Dan Gillmor sent a notice of a media literacy course he's been working on. A MOOC designed to help people manage information overload. Free unless you want a certificate.
Course Syllabus
Week 1 – How media have changed; key principles for becoming an active user of media; and why media/news literacy is so important in a data-saturated environment. What it means to be a critical thinker.
Week 2 – Be skeptical of everything, but not equally skeptical of everything. Why judgement is so important. More on why we all need a personal credibility scale. We’ll look at the two-sides fallacy, understanding risk (statistical), social media and the velocity of information.
Week 3 – BS detection with Howard Rheingold. Slant vs. opinion; astroturfing and native advertising, where to find credible information.
Week 4 – Opening our minds: Escaping echo chambers and filter bubbles. Recognizing “confirmation bias” in ourselves, not just others.

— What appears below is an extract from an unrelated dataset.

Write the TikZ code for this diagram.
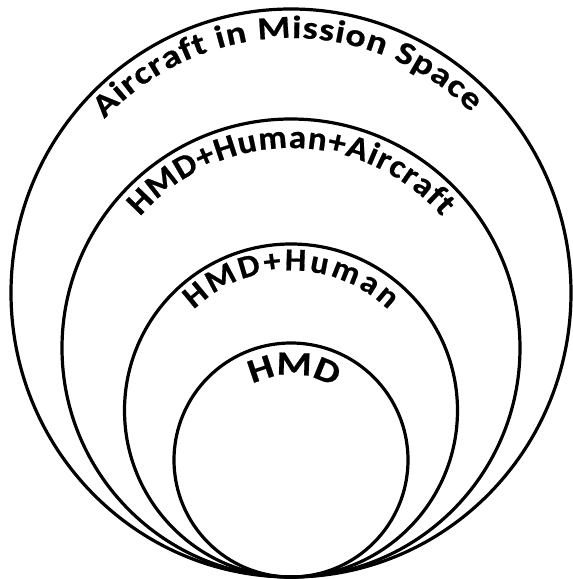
\documentclass[tikz,border=0pt]{standalone}
\usepackage{fontspec}
\setmainfont{Carlito}
\newfontfamily\cbold{Carlito Bold}[FakeBold=0.6,FakeStretch=1.18]
\newfontfamily\cboldn{Carlito Bold}[FakeBold=0.6,FakeStretch=1.06]
\usetikzlibrary{shapes.geometric,decorations.text}
\newcommand\lblfont{\cbold\fontsize{32pt}{38pt}\selectfont}
\newcommand\lblfontmid{\cboldn\fontsize{33pt}{39pt}\selectfont}
\newcommand\lblfontsm{\cboldn\fontsize{32pt}{38pt}\selectfont}
\newcommand\lblfontbig{\cbold\fontsize{34pt}{40pt}\selectfont}
\begin{document}
\begin{tikzpicture}[x=1pt,y=1pt,
  ring/.style={draw=black,line width=3.2pt,inner sep=0pt,outer sep=0pt},
  arctext/.style={decorate,decoration={text along path,text align=fit to path,text={#1}}}]
\fill[white] (0,0) rectangle (573,579);
\useasboundingbox (0,0) rectangle (573,579);
\node[ring,ellipse,minimum width=560pt,minimum height=568pt] (outer) at (291,286) {};
\node[ring,circle,minimum size=458pt] (second) at (291,231) {};
\node[ring,circle,minimum size=333pt] (third) at (291,168.5) {};
\node[ring,circle,minimum size=234pt] (inner) at (291,119) {};
\path[arctext={|\lblfont|Aircraft in Mission Space}]
  ([shift={(137:255pt)}]outer.center) arc[start angle=137,end angle=45,radius=255pt];
\path[arctext={|\lblfontmid|HMD+Human+Aircraft}]
  ([shift={(139:200pt)}]second.center) arc[start angle=139,end angle=41,radius=200pt];
\path[arctext={|\lblfontsm|HMD+Human}]
  ([shift={(134:140pt)}]third.center) arc[start angle=134,end angle=46,radius=140pt];
\path[arctext={|\lblfontbig|HMD}]
  ([shift={(117:85pt)}]inner.center) arc[start angle=117,end angle=63,radius=85pt];
\end{tikzpicture}
\end{document}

Seeking out opposing views and other cultural worldviews.
Week 5 – Literacy is also creation: Principles of creating media with integrity: Ownership of media, tools for creating media, legal and ethical issues in media creation, integrity in creating media.
Week 6 – Trust and reputation in a saturated media landscape. How media providers engender trust (or mistrust), fact-checking, transparency, community. How we in the audience can help our information providers be more trustworthy. Why we – audiences and information providers alike – need to adopt a “slow news” approach.
Week 7 - Next steps: How you can put all of this into long-term action; why you should be a media literacy advocate (and how to do it). Plus: resources for parents and teachers.